--- start ---

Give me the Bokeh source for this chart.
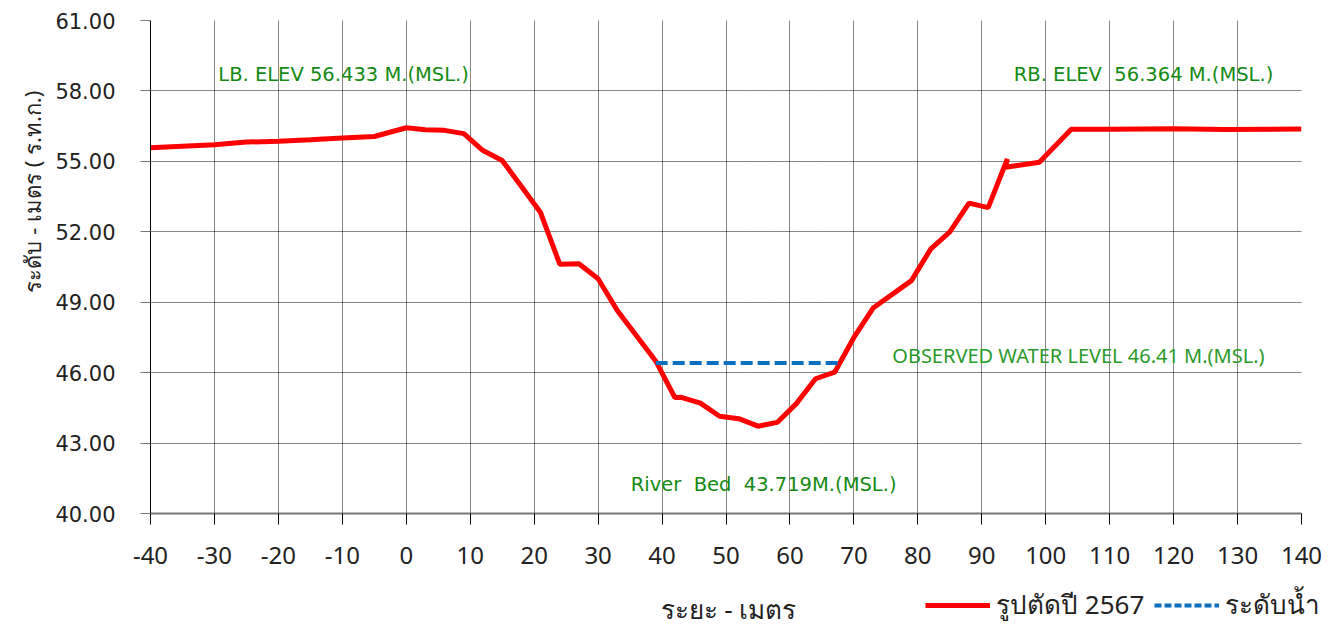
from bokeh.plotting import figure
from bokeh.layouts import column, row
from bokeh.models import (Range1d, FixedTicker, CustomJSTickFormatter, Label,
                          Legend, LegendItem, ColumnDataSource, Title)
from bokeh.core.properties import value
from bokeh.embed import file_html
from bokeh.resources import INLINE

# ---- data ----
distance = [-40, -30, -25, -20, -15, -10, -5, 0, 3, 6, 9, 12, 15, 21, 24, 27, 30, 33,
            39, 42, 43, 46, 49, 52, 55, 58, 61, 64, 67, 70, 73, 79, 82, 85, 88, 91,
            94, 93.7, 99, 104, 110, 120, 128, 140]
elevation = [55.58, 55.71, 55.82, 55.86, 55.92, 55.99, 56.06, 56.433, 56.35, 56.32, 56.18,
             55.46, 55.04, 52.82, 50.62, 50.64, 50.0, 48.65, 46.5, 44.94, 44.95, 44.7,
             44.14, 44.04, 43.719, 43.88, 44.68, 45.74, 46.02, 47.5, 48.75, 49.92, 51.26,
             52.0, 53.22, 53.03, 55.1, 54.75, 54.96, 56.364, 56.37, 56.39, 56.36, 56.38]
water_x = [39, 67.5]
water_y = [46.41, 46.41]

x_ticks = list(range(-40, 141, 10))
y_ticks = [40, 43, 46, 49, 52, 55, 58, 61]

series_names = ["รูปตัดปี 2567", "ระดับน้ำ"]
x_title = "ระยะ - เมตร"
y_title = "ระดับ - เมตร ( ร.ท.ก.)"

NB = "\u00a0"
note_text = ["LB. ELEV 56.433 M.(MSL.)", "RB. ELEV " + NB + "56.364 M.(MSL.)",
             "River " + NB + "Bed " + NB + "43.719M.(MSL.)"]
note_x = [-29.4, 95.0, 35.1]
note_y = [58.72, 58.72, 41.24]
obs_text = "OBSERVED WATER LEVEL 46.41 M.(MSL.)"
obs_x, obs_y = 76.0, 46.73

GREEN = "#148a14"
RED = "#ff0000"
BLUE = "#0a70c0"
INK = "#222222"

p = figure(width=1331, height=580, output_backend="svg", toolbar_location=None,
           x_range=Range1d(-40, 140), y_range=Range1d(40, 61),
           min_border_left=150, min_border_right=30, min_border_top=20,
           min_border_bottom=67)
p.outline_line_color = None

# grid
for g, t in ((p.xgrid, x_ticks), (p.ygrid, y_ticks)):
    g.ticker = FixedTicker(ticks=t)
    g.grid_line_color = "#111111"
    g.grid_line_dash = "1 1"
    g.grid_line_width = 1

# axes
p.xaxis.ticker = FixedTicker(ticks=x_ticks)
p.yaxis.ticker = FixedTicker(ticks=y_ticks)
p.yaxis.formatter = CustomJSTickFormatter(code="return tick.toFixed(2)")
p.xaxis.formatter = CustomJSTickFormatter(code="return tick.toFixed(0)")
for ax in (p.xaxis, p.yaxis):
    ax.minor_tick_line_color = None
    ax.major_tick_in = 0
    ax.major_label_text_color = INK
p.yaxis.axis_line_color = "black"
p.yaxis.major_tick_line_color = "#777777"
p.yaxis.major_tick_out = 10
p.yaxis.major_label_standoff = 25
p.yaxis.major_label_text_font = "DejaVu Sans"
p.yaxis.major_label_text_font_size = "21px"
p.xaxis.axis_line_color = "#777777"
p.xaxis.axis_line_width = 2
p.xaxis.major_tick_line_color = "black"
p.xaxis.major_tick_out = 11
p.xaxis.major_label_standoff = 22
p.xaxis.major_label_text_font = "Noto Sans"
p.xaxis.major_label_text_font_size = "24px"

# y title
p.add_layout(Title(text=y_title, align="left", offset=221, standoff=11,
                   text_font="Noto Sans", text_font_size="22px",
                   text_font_style="normal", text_color=INK), "left")

# series
r_sec = p.line(distance, elevation, line_color=RED, line_width=5)
r_wat = p.line(water_x, water_y, line_color=BLUE, line_width=4, line_dash="12 5")

# notes
src = ColumnDataSource(dict(x=note_x, y=note_y, t=note_text))
p.text(x="x", y="y", text="t", source=src, text_color=GREEN,
       text_font=value("DejaVu Sans"), text_font_size="19.5px",
       text_align="left", text_baseline="middle")
p.text(x=[obs_x], y=[obs_y], text=[obs_text], text_color="#2a9a2a",
       text_font=value("Noto Sans"), text_font_size="20px",
       text_align="left", text_baseline="middle")

# bottom strip: x title + legend
p2 = figure(width=1331, height=50, output_backend="svg", toolbar_location=None,
            x_range=Range1d(0, 1), y_range=Range1d(0, 1),
            x_axis_type=None, y_axis_type=None, min_border=0)
p2.outline_line_color = None
p2.xgrid.visible = False
p2.ygrid.visible = False
p2.add_layout(Label(x=728, y=22, x_units="screen", y_units="screen", text=x_title,
                    text_font="Noto Sans", text_font_size="26px", text_color=INK,
                    text_font_style="normal",
                    text_align="center", text_baseline="middle"))
# legend samples reuse the series (they fall outside this strip's ranges)
l_sec = p2.line(distance, elevation, line_color=RED, line_width=5)
l_wat = p2.line(water_x, water_y, line_color=BLUE, line_width=4, line_dash="7 3")
legend = Legend(items=[LegendItem(label=series_names[0], renderers=[l_sec]),
                       LegendItem(label=series_names[1], renderers=[l_wat])],
                location=(925, 5), orientation="horizontal",
                glyph_width=65, glyph_height=24, label_standoff=6, spacing=10,
                padding=0, margin=0, border_line_color=None,
                background_fill_alpha=0, label_text_font="Noto Sans",
                label_text_font_size="26px", label_text_color=INK)
p2.add_layout(legend, "center")

open("out.html", "w").write(file_html(column(p, row(p2)), INLINE))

--- end ---

Without the pictures, repeat the listing above exactly.

Give me the Bokeh source for this chart.
from bokeh.plotting import figure
from bokeh.layouts import column, row
from bokeh.models import (Range1d, FixedTicker, CustomJSTickFormatter, Label,
                          Legend, LegendItem, ColumnDataSource, Title)
from bokeh.core.properties import value
from bokeh.embed import file_html
from bokeh.resources import INLINE

# ---- data ----
distance = [-40, -30, -25, -20, -15, -10, -5, 0, 3, 6, 9, 12, 15, 21, 24, 27, 30, 33,
            39, 42, 43, 46, 49, 52, 55, 58, 61, 64, 67, 70, 73, 79, 82, 85, 88, 91,
            94, 93.7, 99, 104, 110, 120, 128, 140]
elevation = [55.58, 55.71, 55.82, 55.86, 55.92, 55.99, 56.06, 56.433, 56.35, 56.32, 56.18,
             55.46, 55.04, 52.82, 50.62, 50.64, 50.0, 48.65, 46.5, 44.94, 44.95, 44.7,
             44.14, 44.04, 43.719, 43.88, 44.68, 45.74, 46.02, 47.5, 48.75, 49.92, 51.26,
             52.0, 53.22, 53.03, 55.1, 54.75, 54.96, 56.364, 56.37, 56.39, 56.36, 56.38]
water_x = [39, 67.5]
water_y = [46.41, 46.41]

x_ticks = list(range(-40, 141, 10))
y_ticks = [40, 43, 46, 49, 52, 55, 58, 61]

series_names = ["รูปตัดปี 2567", "ระดับน้ำ"]
x_title = "ระยะ - เมตร"
y_title = "ระดับ - เมตร ( ร.ท.ก.)"

NB = "\u00a0"
note_text = ["LB. ELEV 56.433 M.(MSL.)", "RB. ELEV " + NB + "56.364 M.(MSL.)",
             "River " + NB + "Bed " + NB + "43.719M.(MSL.)"]
note_x = [-29.4, 95.0, 35.1]
note_y = [58.72, 58.72, 41.24]
obs_text = "OBSERVED WATER LEVEL 46.41 M.(MSL.)"
obs_x, obs_y = 76.0, 46.73

GREEN = "#148a14"
RED = "#ff0000"
BLUE = "#0a70c0"
INK = "#222222"

p = figure(width=1331, height=580, output_backend="svg", toolbar_location=None,
           x_range=Range1d(-40, 140), y_range=Range1d(40, 61),
           min_border_left=150, min_border_right=30, min_border_top=20,
           min_border_bottom=67)
p.outline_line_color = None

# grid
for g, t in ((p.xgrid, x_ticks), (p.ygrid, y_ticks)):
    g.ticker = FixedTicker(ticks=t)
    g.grid_line_color = "#111111"
    g.grid_line_dash = "1 1"
    g.grid_line_width = 1

# axes
p.xaxis.ticker = FixedTicker(ticks=x_ticks)
p.yaxis.ticker = FixedTicker(ticks=y_ticks)
p.yaxis.formatter = CustomJSTickFormatter(code="return tick.toFixed(2)")
p.xaxis.formatter = CustomJSTickFormatter(code="return tick.toFixed(0)")
for ax in (p.xaxis, p.yaxis):
    ax.minor_tick_line_color = None
    ax.major_tick_in = 0
    ax.major_label_text_color = INK
p.yaxis.axis_line_color = "black"
p.yaxis.major_tick_line_color = "#777777"
p.yaxis.major_tick_out = 10
p.yaxis.major_label_standoff = 25
p.yaxis.major_label_text_font = "DejaVu Sans"
p.yaxis.major_label_text_font_size = "21px"
p.xaxis.axis_line_color = "#777777"
p.xaxis.axis_line_width = 2
p.xaxis.major_tick_line_color = "black"
p.xaxis.major_tick_out = 11
p.xaxis.major_label_standoff = 22
p.xaxis.major_label_text_font = "Noto Sans"
p.xaxis.major_label_text_font_size = "24px"

# y title
p.add_layout(Title(text=y_title, align="left", offset=221, standoff=11,
                   text_font="Noto Sans", text_font_size="22px",
                   text_font_style="normal", text_color=INK), "left")

# series
r_sec = p.line(distance, elevation, line_color=RED, line_width=5)
r_wat = p.line(water_x, water_y, line_color=BLUE, line_width=4, line_dash="12 5")

# notes
src = ColumnDataSource(dict(x=note_x, y=note_y, t=note_text))
p.text(x="x", y="y", text="t", source=src, text_color=GREEN,
       text_font=value("DejaVu Sans"), text_font_size="19.5px",
       text_align="left", text_baseline="middle")
p.text(x=[obs_x], y=[obs_y], text=[obs_text], text_color="#2a9a2a",
       text_font=value("Noto Sans"), text_font_size="20px",
       text_align="left", text_baseline="middle")

# bottom strip: x title + legend
p2 = figure(width=1331, height=50, output_backend="svg", toolbar_location=None,
            x_range=Range1d(0, 1), y_range=Range1d(0, 1),
            x_axis_type=None, y_axis_type=None, min_border=0)
p2.outline_line_color = None
p2.xgrid.visible = False
p2.ygrid.visible = False
p2.add_layout(Label(x=728, y=22, x_units="screen", y_units="screen", text=x_title,
                    text_font="Noto Sans", text_font_size="26px", text_color=INK,
                    text_font_style="normal",
                    text_align="center", text_baseline="middle"))
# legend samples reuse the series (they fall outside this strip's ranges)
l_sec = p2.line(distance, elevation, line_color=RED, line_width=5)
l_wat = p2.line(water_x, water_y, line_color=BLUE, line_width=4, line_dash="7 3")
legend = Legend(items=[LegendItem(label=series_names[0], renderers=[l_sec]),
                       LegendItem(label=series_names[1], renderers=[l_wat])],
                location=(925, 5), orientation="horizontal",
                glyph_width=65, glyph_height=24, label_standoff=6, spacing=10,
                padding=0, margin=0, border_line_color=None,
                background_fill_alpha=0, label_text_font="Noto Sans",
                label_text_font_size="26px", label_text_color=INK)
p2.add_layout(legend, "center")

open("out.html", "w").write(file_html(column(p, row(p2)), INLINE))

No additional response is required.